Essay

Lowell's (Self) Portrait of Jarrell

Originally Published: September 01, 2008

Making art involves the translation of reality. Something is made into something else, and during that process the sheer material at hand has to be unmade. This is fundamental, for instance, to lyric poetry. Think of Shakespeare's sonnets, of how they interrupt midsummer fullness with the reminder that "every fair from fair sometime declines," of how they scratch beneath a contented present to "weep afresh love's long since cancelled woe," so that the poet can promise a time in which "All losses are restored, and sorrows end" because his work itself "gives life to thee." Such a conclusion may offer resolution, but it appears only after the poet has volatized a seemingly stable substance.

One of the reasons I'm obsessed with portraiture is that, in its best examples, those tensions between making and unmaking grow particularly strong. The play between the subject as he or she objectively appears in the "real world" and the felt images that course along the pulse of the artist, the pull between inside and out, takes on a certain ethical dimension. Which of the two people, after all, is imprinting him- or herself on which? Where does the truth really lie?

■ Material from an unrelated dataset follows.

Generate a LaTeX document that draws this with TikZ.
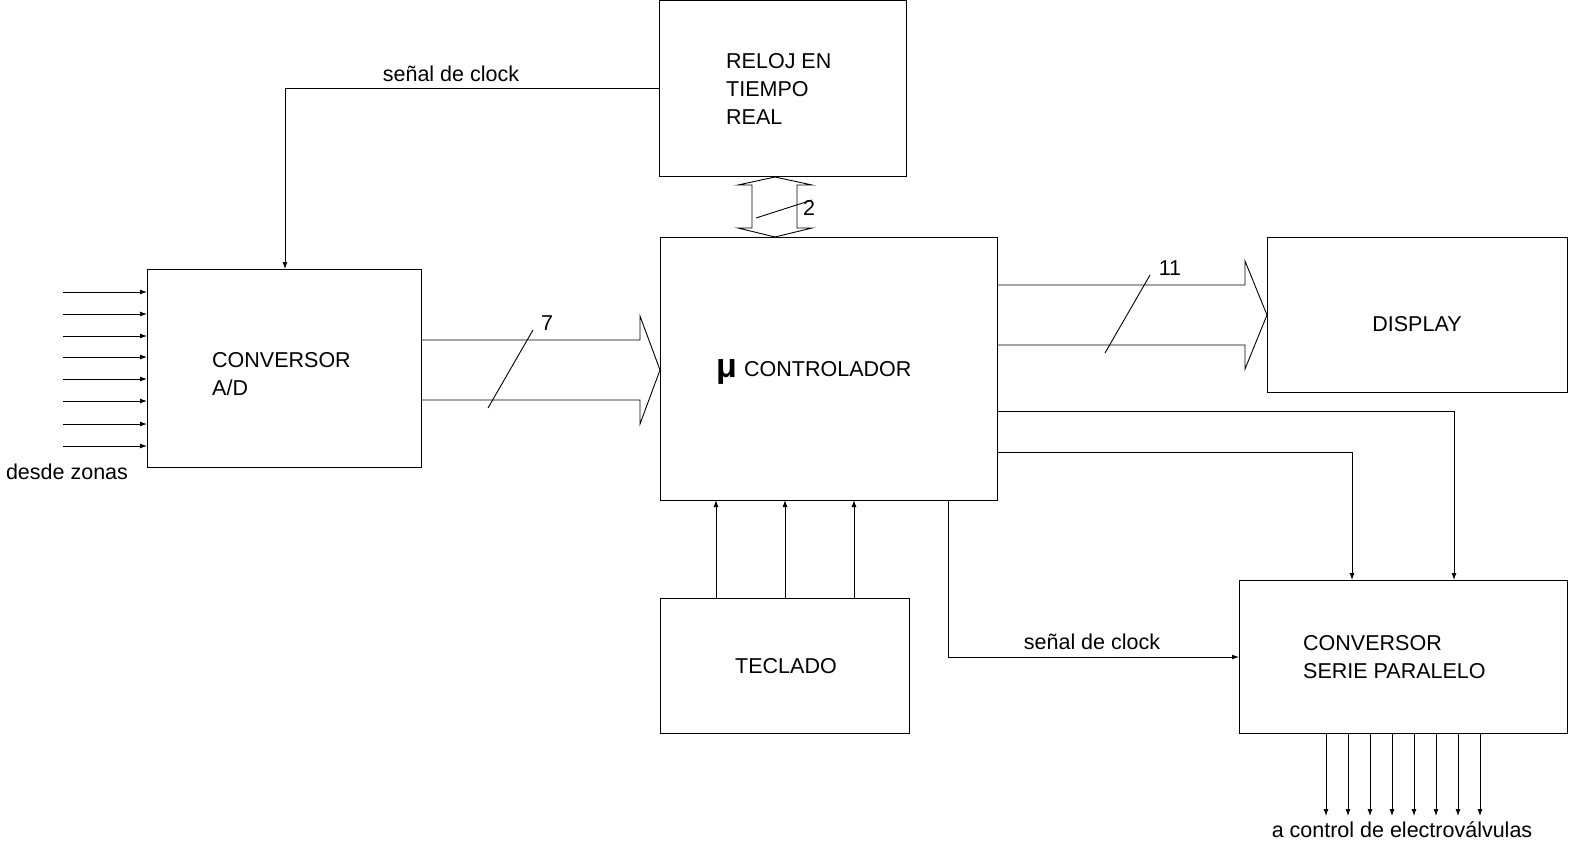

Many of the portraits I find most compelling attempt not to resolve this problem, but to dramatize the very challenge of carrying another person's likeness into the world. A prime example for me remains the work of Alberto Giacometti (1901-1966). Take Giacometti's bronze bust of his brother, "Head of Diego on Base" (1958). I had the pleasure of seeing this piece at a recent exhibition on portraiture at the Pulitzer Foundation in St. Louis, and I was amazed.

The pinched folds and ridges of the face. The diagonal slice of the palette knife that forms the jaw. The gaze that could exist by itself, separate from the sculpted head. Each of these features contributes to the unified force, the power of the object both to pull the viewer in—as if it were the single, hard core of being—and to radiate outward, from the intensely small scale of the bronze itself, to fill the room with its presence. Sculpture may not seem an art form that moves through time. But in the Giacometti bust, the effort to knead—one can actually see the sculptor's fingerprints—and cut the image into being runs against the properties of the bronze. The image embodies a moment of emergence, a moment between making and unmaking, between the bare fact of Diego's appearance and his brother's attempt to sustain that imprint in his own sensation.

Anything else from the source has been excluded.